◆ Written problem:
Scan the lines and state how many carry "matplotlib". Leave out everything but the number.

◆ Information supplied:
──────────
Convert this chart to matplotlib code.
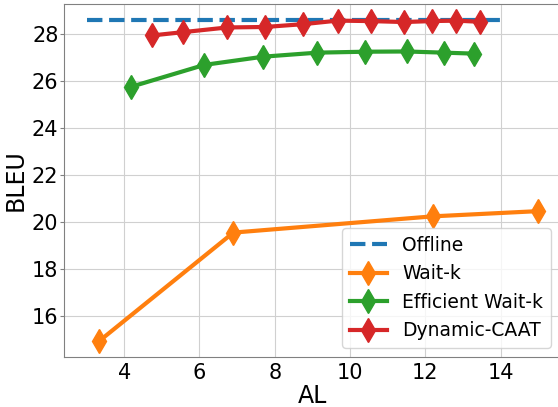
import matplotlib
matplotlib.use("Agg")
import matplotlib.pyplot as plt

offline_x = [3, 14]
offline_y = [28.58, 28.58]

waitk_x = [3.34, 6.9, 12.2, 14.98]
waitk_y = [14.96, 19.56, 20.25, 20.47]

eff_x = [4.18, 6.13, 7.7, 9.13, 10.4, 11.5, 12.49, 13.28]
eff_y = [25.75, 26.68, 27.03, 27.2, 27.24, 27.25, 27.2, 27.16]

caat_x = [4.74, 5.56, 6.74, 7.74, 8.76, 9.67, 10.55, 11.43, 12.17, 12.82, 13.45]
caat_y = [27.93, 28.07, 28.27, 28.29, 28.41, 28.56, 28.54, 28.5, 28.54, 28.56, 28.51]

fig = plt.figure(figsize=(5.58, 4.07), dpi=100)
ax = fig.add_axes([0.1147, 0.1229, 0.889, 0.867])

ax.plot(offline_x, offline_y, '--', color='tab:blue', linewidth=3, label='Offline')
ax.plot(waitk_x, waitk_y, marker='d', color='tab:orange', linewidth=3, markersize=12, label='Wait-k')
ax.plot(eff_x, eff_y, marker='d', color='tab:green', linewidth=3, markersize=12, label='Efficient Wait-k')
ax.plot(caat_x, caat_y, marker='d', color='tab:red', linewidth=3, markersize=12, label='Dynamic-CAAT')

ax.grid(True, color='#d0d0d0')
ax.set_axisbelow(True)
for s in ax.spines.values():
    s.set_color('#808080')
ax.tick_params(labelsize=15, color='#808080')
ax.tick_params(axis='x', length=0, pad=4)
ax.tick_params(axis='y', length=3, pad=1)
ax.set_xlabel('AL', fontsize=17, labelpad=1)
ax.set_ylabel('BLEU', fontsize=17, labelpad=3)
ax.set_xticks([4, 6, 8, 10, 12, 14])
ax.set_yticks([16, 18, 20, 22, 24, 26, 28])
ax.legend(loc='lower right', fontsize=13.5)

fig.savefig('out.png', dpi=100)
──────────
◆ Written response:
4